Investasi Jepang di Indonesia Turun, Upah Buruh Jadi Penyebabnya

Masalah manajemen yang utama adalah rasio kenaikan upah buruh yang merupakan yang tertinggi di antara 5 negara utama ASEAN.

oleh Septian Deny diperbarui 28 Feb 2019, 10:45 WIB
Diterbitkan 28 Feb 2019, 10:45 WIB
20160929-Demo-Buruh-Jakarta-FF
Ribuan buruh dari berbagai elemen melakukan longmarch menuju depan Istana Negara, Jakarta, Kamis (29/9). Dalam aksinya mereka menolak Tax Amnesty serta menaikan upah minumum provinsi (UMP) sebesar Rp650 ribu per bulan. (Liputan6.com/Faizal Fanani)

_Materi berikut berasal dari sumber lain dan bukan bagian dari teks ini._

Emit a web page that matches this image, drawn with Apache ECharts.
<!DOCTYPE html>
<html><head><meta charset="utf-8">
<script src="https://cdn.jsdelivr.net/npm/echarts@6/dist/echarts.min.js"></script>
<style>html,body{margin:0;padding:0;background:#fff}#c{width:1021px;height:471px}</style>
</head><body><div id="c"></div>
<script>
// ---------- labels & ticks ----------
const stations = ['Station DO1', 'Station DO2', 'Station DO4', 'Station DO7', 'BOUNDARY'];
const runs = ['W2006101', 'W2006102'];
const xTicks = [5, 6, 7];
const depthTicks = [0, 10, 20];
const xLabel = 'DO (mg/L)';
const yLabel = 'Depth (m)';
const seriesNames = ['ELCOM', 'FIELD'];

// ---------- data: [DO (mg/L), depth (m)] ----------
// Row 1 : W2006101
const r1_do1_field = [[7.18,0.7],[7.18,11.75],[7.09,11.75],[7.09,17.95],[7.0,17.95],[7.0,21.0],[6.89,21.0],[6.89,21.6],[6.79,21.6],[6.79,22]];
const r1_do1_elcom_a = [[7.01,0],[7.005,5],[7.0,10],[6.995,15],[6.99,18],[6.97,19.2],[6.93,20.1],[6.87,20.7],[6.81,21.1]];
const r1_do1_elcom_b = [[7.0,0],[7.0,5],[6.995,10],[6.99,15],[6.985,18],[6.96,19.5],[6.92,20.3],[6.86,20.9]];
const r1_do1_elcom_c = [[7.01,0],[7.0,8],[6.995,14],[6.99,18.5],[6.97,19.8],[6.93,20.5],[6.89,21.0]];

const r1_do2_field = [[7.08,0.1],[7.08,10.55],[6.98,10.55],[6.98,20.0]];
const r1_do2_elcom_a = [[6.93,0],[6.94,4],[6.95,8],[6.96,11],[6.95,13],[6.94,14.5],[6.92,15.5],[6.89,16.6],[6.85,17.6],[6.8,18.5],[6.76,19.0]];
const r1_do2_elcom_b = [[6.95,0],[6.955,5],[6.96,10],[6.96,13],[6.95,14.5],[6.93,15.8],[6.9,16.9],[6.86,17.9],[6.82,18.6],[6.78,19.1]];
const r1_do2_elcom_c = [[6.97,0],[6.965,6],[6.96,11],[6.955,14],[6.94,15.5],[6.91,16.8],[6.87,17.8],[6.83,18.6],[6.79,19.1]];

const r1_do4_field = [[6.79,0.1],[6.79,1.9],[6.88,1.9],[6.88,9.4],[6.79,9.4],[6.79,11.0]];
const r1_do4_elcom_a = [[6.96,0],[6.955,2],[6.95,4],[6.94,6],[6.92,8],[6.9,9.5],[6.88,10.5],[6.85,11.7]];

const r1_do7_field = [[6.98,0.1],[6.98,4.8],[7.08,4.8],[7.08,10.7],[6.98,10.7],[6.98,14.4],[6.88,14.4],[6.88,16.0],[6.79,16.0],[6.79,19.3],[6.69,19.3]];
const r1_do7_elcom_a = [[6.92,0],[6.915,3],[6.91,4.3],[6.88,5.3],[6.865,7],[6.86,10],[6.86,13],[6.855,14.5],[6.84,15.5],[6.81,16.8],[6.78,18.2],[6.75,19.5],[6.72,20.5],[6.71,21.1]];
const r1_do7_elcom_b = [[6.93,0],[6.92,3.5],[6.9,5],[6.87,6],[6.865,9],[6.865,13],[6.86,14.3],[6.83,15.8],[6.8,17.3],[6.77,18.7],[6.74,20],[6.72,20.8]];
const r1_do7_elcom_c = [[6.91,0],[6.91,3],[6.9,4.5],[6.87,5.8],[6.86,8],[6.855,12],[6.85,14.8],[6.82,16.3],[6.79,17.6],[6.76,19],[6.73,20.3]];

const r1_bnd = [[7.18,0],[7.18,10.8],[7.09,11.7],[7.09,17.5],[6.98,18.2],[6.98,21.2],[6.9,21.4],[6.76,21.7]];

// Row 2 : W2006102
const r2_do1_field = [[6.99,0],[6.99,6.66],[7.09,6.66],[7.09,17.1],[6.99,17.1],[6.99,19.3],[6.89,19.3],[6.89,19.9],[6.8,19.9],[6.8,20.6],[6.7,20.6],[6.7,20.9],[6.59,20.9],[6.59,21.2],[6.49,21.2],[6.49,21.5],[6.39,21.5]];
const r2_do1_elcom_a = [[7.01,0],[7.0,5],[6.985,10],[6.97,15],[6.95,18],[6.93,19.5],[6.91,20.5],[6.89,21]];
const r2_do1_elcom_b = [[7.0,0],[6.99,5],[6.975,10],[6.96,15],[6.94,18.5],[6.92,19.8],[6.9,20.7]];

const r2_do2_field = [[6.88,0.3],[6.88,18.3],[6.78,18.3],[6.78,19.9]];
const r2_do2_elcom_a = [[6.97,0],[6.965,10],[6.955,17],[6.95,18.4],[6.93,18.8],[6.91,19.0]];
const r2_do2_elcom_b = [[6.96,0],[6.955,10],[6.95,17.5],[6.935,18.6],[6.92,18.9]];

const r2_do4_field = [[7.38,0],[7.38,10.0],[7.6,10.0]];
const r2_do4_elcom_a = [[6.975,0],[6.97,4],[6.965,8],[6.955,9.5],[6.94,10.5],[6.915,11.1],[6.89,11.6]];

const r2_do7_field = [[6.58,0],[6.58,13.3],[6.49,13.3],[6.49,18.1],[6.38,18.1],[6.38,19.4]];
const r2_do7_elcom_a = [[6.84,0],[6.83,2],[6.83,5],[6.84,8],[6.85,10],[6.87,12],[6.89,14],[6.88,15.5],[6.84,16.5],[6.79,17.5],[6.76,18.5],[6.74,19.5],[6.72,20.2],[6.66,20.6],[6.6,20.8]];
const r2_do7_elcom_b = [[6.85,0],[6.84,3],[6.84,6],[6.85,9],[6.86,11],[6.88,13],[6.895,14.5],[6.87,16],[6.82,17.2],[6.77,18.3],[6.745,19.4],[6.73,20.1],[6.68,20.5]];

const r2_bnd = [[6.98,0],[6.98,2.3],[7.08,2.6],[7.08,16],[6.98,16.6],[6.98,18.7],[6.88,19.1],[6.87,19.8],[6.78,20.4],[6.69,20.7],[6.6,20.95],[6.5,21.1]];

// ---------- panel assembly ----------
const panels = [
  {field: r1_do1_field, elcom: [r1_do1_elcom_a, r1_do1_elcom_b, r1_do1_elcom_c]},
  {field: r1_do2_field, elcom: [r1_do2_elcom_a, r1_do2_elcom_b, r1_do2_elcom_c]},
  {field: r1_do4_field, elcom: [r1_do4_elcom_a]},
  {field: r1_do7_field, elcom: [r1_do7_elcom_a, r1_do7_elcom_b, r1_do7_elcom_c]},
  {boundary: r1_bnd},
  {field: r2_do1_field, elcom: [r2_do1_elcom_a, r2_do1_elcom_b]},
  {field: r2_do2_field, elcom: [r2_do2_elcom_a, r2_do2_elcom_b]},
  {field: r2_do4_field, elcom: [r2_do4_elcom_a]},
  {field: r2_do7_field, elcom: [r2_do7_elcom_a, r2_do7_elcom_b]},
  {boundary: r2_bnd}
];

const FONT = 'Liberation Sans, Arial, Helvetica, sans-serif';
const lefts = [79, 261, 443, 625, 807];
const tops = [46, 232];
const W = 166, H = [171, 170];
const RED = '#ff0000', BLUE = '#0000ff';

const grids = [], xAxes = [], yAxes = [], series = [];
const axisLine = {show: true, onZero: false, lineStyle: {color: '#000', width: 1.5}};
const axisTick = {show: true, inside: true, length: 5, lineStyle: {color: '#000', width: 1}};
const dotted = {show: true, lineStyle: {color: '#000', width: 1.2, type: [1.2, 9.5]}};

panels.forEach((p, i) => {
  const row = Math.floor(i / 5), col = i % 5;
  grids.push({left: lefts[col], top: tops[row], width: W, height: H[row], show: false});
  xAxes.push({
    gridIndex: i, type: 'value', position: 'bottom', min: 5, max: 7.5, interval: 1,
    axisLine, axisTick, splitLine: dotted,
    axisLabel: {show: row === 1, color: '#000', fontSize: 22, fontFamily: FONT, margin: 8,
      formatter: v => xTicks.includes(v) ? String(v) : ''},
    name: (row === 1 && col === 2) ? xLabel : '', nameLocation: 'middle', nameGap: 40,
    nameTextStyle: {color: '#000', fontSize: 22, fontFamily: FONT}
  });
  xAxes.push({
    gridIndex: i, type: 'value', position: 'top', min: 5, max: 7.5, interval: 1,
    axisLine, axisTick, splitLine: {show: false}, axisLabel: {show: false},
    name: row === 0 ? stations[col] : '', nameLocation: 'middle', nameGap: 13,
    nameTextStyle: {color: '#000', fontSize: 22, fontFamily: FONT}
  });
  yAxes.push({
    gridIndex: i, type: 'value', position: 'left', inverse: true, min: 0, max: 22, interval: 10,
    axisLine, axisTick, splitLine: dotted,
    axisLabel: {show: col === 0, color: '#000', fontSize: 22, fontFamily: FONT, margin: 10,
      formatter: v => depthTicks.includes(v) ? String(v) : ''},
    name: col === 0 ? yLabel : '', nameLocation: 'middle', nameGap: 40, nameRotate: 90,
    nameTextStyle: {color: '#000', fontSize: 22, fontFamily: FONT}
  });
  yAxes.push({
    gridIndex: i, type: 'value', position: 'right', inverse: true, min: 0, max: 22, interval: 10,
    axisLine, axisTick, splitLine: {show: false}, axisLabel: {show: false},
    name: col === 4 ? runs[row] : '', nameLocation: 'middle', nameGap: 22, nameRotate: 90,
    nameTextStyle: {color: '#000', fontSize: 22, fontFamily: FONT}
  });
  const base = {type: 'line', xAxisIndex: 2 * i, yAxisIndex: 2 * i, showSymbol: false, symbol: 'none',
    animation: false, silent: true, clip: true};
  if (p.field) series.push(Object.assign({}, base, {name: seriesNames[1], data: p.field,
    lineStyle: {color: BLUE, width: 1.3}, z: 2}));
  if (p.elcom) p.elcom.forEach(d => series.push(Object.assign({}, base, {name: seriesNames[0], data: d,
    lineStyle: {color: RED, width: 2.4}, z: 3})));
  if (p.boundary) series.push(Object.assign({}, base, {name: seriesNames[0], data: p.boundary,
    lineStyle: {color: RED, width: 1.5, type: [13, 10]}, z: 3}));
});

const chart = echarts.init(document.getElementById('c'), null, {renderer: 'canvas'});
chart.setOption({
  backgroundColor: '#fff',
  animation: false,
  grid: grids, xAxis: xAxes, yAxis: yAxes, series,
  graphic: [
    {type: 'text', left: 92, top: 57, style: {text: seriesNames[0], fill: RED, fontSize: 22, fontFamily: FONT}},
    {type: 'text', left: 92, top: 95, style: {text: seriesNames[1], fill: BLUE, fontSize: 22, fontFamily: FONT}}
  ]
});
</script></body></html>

Liputan6.com, Jakarta - Japan external Trip Organization (Jetro) kembali mengeluarkan laporan tahunan. Laporan ini merupakan hasil survei dari perusahaan-perusahaan Jepang yang berada di 20 negara atau wilayah, diantaranya 5 negara di Asia Timur, 9 negara di Asia Tenggara, 4 negara di Asia Barat, dan 2 negara di Oseania, termasuk Indonesia.

President Director Jetro Keishi Suzuki mengatakan, yang membedakan pada laporan tahun 2019 atau yang ke-32 ini adalah laporan tersebut dibuka untuk umum, yang sebelumnya hanya dibuka untuk perusahaan Jepang.

Dia menjelaskan, respons efektif dari perusahaan Jepang yang ada di Indonesia diperoleh dari 413 perusahaan, dengan rasio efektif 22 persen.

Ada beberapa data yang menarik dalam laporan tersebut seperti masalah infrastruktur yang kurang sejak 2009, namun masalah tersebut tidak muncul lagi dalam 3 besar di 2018.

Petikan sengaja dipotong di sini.